The biggest real estate deal was the San Jose headquarters approved for redevelopment into a six-building tech campus. Unlike the other stores, the founders owned the land underneath the headquarters. Fry’s Electronics shut down all 30 existing locations the very next day in February 2021.

Fry’s Electronics – Movie Star

Why was Fry’s Electronics in “Nope”?

Director Jordan Peele came from the San Francisco Bay Area. He has featured prominent bay area locales in his other movies. Like the Santa Cruz Beach Boardwalk in “Us”.

“Nope” got made after Fry’s shut down in 2021. That became a bit obvious in the movie.

If you’re making a UFO movie set in Southern California, the Burbank store with the crashed UFO in front was an obvious choice. Most Fry’s stores have a custom theme to make each one unique.

The outside shot had the main characters talking inside their truck. I have no doubt that all the other vehicles in the parking lot belonged to the filming crew. No one was seen walking in or out of the store.

The inside shot has the main characters walking a shopping cart. The shelves had some stuff, a few store employees lingering in the background, and no other customers nearby. It’s unclear if those scenes were shot on location or a sound stage.

The Fry’s employee that deals with the main characters also does double duty as a tech installer. Not surprisingly, this employee knows a thing or two about UFOs (i.e., metal probes up the ass).
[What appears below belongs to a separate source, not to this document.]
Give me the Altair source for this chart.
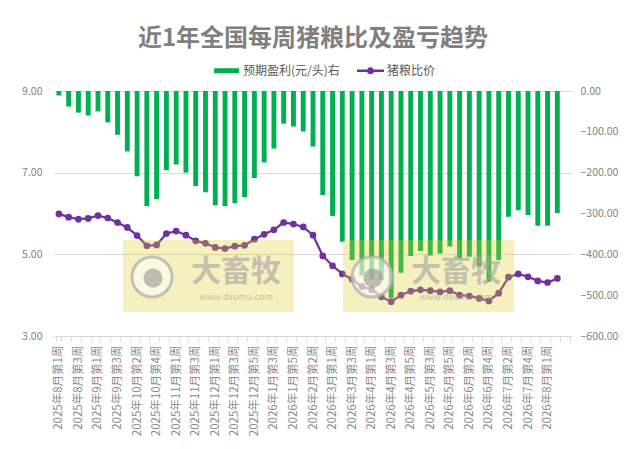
import json
import altair as alt
import pandas as pd

# ---------------- data ----------------
weeks = [
    "2025年8月第1周", "2025年8月第2周", "2025年8月第3周", "2025年8月第4周",
    "2025年9月第1周", "2025年9月第2周", "2025年9月第3周", "2025年9月第4周",
    "2025年10月第2周", "2025年10月第3周", "2025年10月第4周", "2025年10月第5周",
    "2025年11月第1周", "2025年11月第2周", "2025年11月第3周", "2025年11月第4周",
    "2025年12月第1周", "2025年12月第2周", "2025年12月第3周", "2025年12月第4周",
    "2025年12月第5周", "2026年1月第2周", "2026年1月第3周", "2026年1月第4周",
    "2026年1月第5周", "2026年2月第1周", "2026年2月第2周", "2026年2月第3周",
    "2026年3月第1周", "2026年3月第2周", "2026年3月第3周", "2026年3月第4周",
    "2026年4月第1周", "2026年4月第2周", "2026年4月第3周", "2026年4月第4周",
    "2026年4月第5周", "2026年5月第2周", "2026年5月第3周", "2026年5月第4周",
    "2026年5月第5周", "2026年6月第1周", "2026年6月第2周", "2026年6月第3周",
    "2026年6月第4周", "2026年7月第1周", "2026年7月第2周", "2026年7月第3周",
    "2026年7月第4周", "2026年7月第5周", "2026年8月第1周", "2026年8月第2周",
]
empty_slot = " "  # trailing empty category of the original chart
axis_domain = weeks + [empty_slot]
shown_labels = weeks[0::2]

profit = [
    -11, -38, -53, -60, -50, -77, -107, -148, -209, -282,
    -265, -194, -180, -200, -233, -248, -280, -282, -275, -260,
    -213, -175, -141, -80, -87, -99, -136,
    -255, -306, -369, -414, -452, -461, -463, -507, -445, -404,
    -392, -403, -398, -381, -410, -406, -430, -467, -414, -308,
    -292, -304, -330, -330, -299,
]
ratio = [
    5.99, 5.91, 5.86, 5.88, 5.95, 5.89, 5.78, 5.66, 5.46, 5.21,
    5.23, 5.51, 5.57, 5.47, 5.33, 5.27, 5.17, 5.14, 5.20, 5.22,
    5.37, 5.49, 5.60, 5.78, 5.74, 5.67, 5.47,
    4.96, 4.72, 4.52, 4.39, 4.21, 4.14, 3.96, 3.84, 4.00, 4.10,
    4.13, 4.11, 4.08, 4.11, 4.00, 3.98, 3.92, 3.86, 4.05, 4.44,
    4.52, 4.45, 4.35, 4.31, 4.41,
]
left_ticks = [3, 5, 7, 9]
right_ticks = [-600, -500, -400, -300, -200, -100, 0]

BAR_NAME = "预期盈利(元/头)右"
LINE_NAME = "猪粮比价"
TITLE = "近1年全国每周猪粮比及盈亏趋势"
series_names = [BAR_NAME, LINE_NAME]

df = pd.DataFrame({"week": weeks, "profit": profit, "ratio": ratio})
legend_df = pd.DataFrame({"series": series_names, "week": [weeks[0], weeks[0]]})

# ---------------- styles ----------------
GREEN = "#00b050"
PURPLE = "#7030a0"
GRAY = "#7f7f7f"
GRID = "#d9d9d9"
FONT = "Noto Sans CJK SC"

BAR_PATH = "M-0.94,-0.19H0.94V0.19H-0.94Z"
LINE_PATH = ("M-1.02,-0.09H1.02V0.09H-1.02Z "
             "M0.27,0A0.27,0.27 0 1,1 -0.27,0A0.27,0.27 0 1,1 0.27,0Z")

label_expr = ("indexof(" + json.dumps(shown_labels, ensure_ascii=False)
              + ", datum.value) >= 0 ? datum.label : ''")

x_enc = alt.X(
    "week:N",
    scale=alt.Scale(domain=axis_domain, paddingInner=0.5, paddingOuter=0.25),
    axis=alt.Axis(
        title=None, labelAngle=-90, labelExpr=label_expr, tickBand="extent",
        labelFontSize=11.5, labelColor="#8c8c8c", labelFont=FONT,
        labelPadding=4, tickSize=5, tickColor=GRID, domainColor=GRID,
        grid=False, labelOverlap=False,
    ),
)

bars = alt.Chart(df).mark_bar(color=GREEN).encode(
    x=x_enc,
    y=alt.Y(
        "profit:Q",
        scale=alt.Scale(domain=[-600, 0], nice=False, zero=True),
        axis=alt.Axis(
            orient="right", values=right_ticks, format=".2f", title=None, grid=False,
            domain=False, ticks=False, labelFontSize=10.5, labelColor=GRAY,
            labelFont=FONT, labelPadding=8,
        ),
    ),
)

line = alt.Chart(df).mark_line(
    color=PURPLE, strokeWidth=2.25,
    point=alt.OverlayMarkDef(filled=True, size=45, color=PURPLE),
).encode(
    x=x_enc,
    y=alt.Y(
        "ratio:Q",
        scale=alt.Scale(domain=[3, 9], nice=False, zero=False),
        axis=alt.Axis(
            orient="left", values=left_ticks, format=".2f", title=None, grid=True,
            gridColor=GRID, domain=False, ticks=False, labelFontSize=10.5,
            labelColor=GRAY, labelFont=FONT, labelPadding=12,
        ),
    ),
)

legend_props = dict(
    orient="none", legendX=159, legendY=-34, direction="horizontal", title=None,
    symbolSize=700, labelFontSize=12, labelColor="#595959", labelFont=FONT,
    labelOffset=3, columnPadding=17, padding=0, symbolStrokeWidth=0,
)

# legend-only layer: points placed outside the clipped view, legend built from scales
legend_layer = alt.Chart(legend_df).mark_point(
    filled=True, size=700, clip=True, opacity=1
).encode(
    x=x_enc,
    y=alt.Y("val:Q", scale=alt.Scale(domain=[3, 9], nice=False, zero=False), axis=None),
    color=alt.Color(
        "series:N",
        scale=alt.Scale(domain=series_names, range=[GREEN, PURPLE]),
        legend=alt.Legend(**legend_props),
    ),
    shape=alt.Shape(
        "series:N",
        scale=alt.Scale(domain=series_names, range=[BAR_PATH, LINE_PATH]),
        legend=alt.Legend(**legend_props),
    ),
).transform_calculate(val="100")

# ---------------- watermark decoration (大畜牧), semi-transparent overlay ----------------
one = pd.DataFrame({"k": [0]})
wm_layers = []
for dx in (0, 220):
    wm_layers.append(
        alt.Chart(one).mark_rect(color="#decd26", opacity=0.3).encode(
            x=alt.value(69 + dx), x2=alt.value(240 + dx),
            y=alt.value(149), y2=alt.value(221),
        )
    )
    wm_layers.append(
        alt.Chart(one).mark_point(
            shape="circle", filled=True, fill="#ffffff", fillOpacity=0.55,
            stroke="#b4b4b4", strokeOpacity=0.8, strokeWidth=3, size=1600,
        ).encode(x=alt.value(98 + dx), y=alt.value(186))
    )
    wm_layers.append(
        alt.Chart(one).mark_point(
            shape="circle", filled=True, color="#8a8a8a", size=360, opacity=0.55,
        ).encode(x=alt.value(99 + dx), y=alt.value(187))
    )
    wm_layers.append(
        alt.Chart(one).mark_text(
            text="大畜牧", fontSize=30, fontWeight="bold", color="#a3a3a3",
            font=FONT, opacity=0.6,
        ).encode(x=alt.value(182 + dx), y=alt.value(181))
    )
    wm_layers.append(
        alt.Chart(one).mark_text(
            text="www.dxumu.com", fontSize=9, color="#a3a3a3", font=FONT,
            opacity=0.6,
        ).encode(x=alt.value(182 + dx), y=alt.value(206))
    )

chart = alt.layer(bars, line, legend_layer, *wm_layers).resolve_scale(
    y="independent"
).properties(
    width=518,
    height=245,
    autosize=alt.AutoSizeParams(type="none"),
    padding={"left": 46, "top": 83, "right": 50, "bottom": 104},
    title=alt.Title(
        TITLE, fontSize=24, fontWeight="bold", color=GRAY, font=FONT,
        anchor="middle", frame="group", offset=6,
    ),
).configure_view(stroke=None)

chart.save("out.html", embed_options={"renderer": "svg", "actions": False})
This wasn’t the first time that Fry’s got featured in a movie. “The War with Grandpa” got filmed at the Atlanta, Georgia, store in 2017. Several years before Fry’s became a zombie retailer.

Nope – The Movie

I do consider “Nope” to be a UFO movie rather than a horror movie. My biggest concern going into this movie was horse mutilations. Animal mutilations are a part of UFO lore. Mostly cattle, sometimes horse.

The good news is that there are no animal mutilations in this movie. People do get grinded up into a bloody slurry that the UFO sprays out over the ranch house. The people grinding takes place off screen.

“Nope” reminded me of “The Return” from 1980. Two kids and an old man get abducted by a UFO in small New Mexico town. Twenty-five years later, the small town has a series of cattle mutilations. Something weird was going on. But not as weird as what took place in “Nope”.